Mumps 95 compliant pattern matching (the '?' operator) is implemented in this compiler as given by the following grammar:
pattern ::= {pattern_atom}
pattern_atom ::= count pattern_element
count ::= int | '.' | '.' int
| int '.' | int '.' int
pattern_element ::= pattern_code {pattern_code} | string | alternation
pattern_code ::= 'A' | 'C' | 'E' | 'L' | 'N' | 'P' | 'U'
alternation ::= '(' pattern_atom {',' pattern_atom} ')'
The largest difference between the current and previous standard is the introduction of the alternation construct, an extension that works as in other popular regular expressions implementations. It allows for one of many possible pattern fragments to match a given portion of subject text.
A string literal must be quoted. Also note that alternations are only allowed to contain pattern atoms and not full patterns; while this is a possible shortcoming, it is in accordance with the standard. It is a trivial matter to extend alternations to the ability to contain full patterns, and this may be implemented upon sufficient demand.
Pattern matching is supported by the Perl-Compatible Regular Expressions
library (PCRE).
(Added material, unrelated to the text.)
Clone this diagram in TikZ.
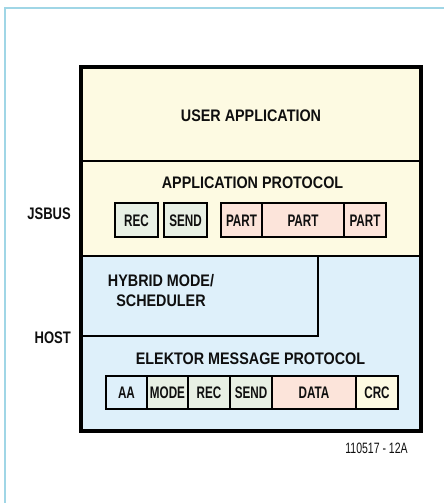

Mumps patterns are translated via a recursive-descent parser
in the Mumps library into a form consistent with Perl regular expressions,
where PCRE then does the actual work of matching. Internally, much of this
translation is simple character-level transliteration (substituting '|'
for the comma in alternation lists, for example). Pattern code sequences
are supported using the POSIX character classes supported in PCRE and are
mostly intuitive, with the possible exception of 'E', which
is substituted with [[:print][:cntrl:]]. Currently, this construct
should cover the ASCII 7-bit character set (lower ASCII).
Due to the heavy string-handling requirements of the pattern translation process, this module uses a separate set of string-handling functions built on top of the C standard string functions, using no dynamic memory allocation and fixed-length buffers for all operations whose length is given by the constant STR_MAX in sysparms.h. If an operation overflows during the execution of a Mumps compiled binary, a diagnostic is output to stderr and the program terminates. If such termination occurs too frequently, simply increase the value of STR_MAX.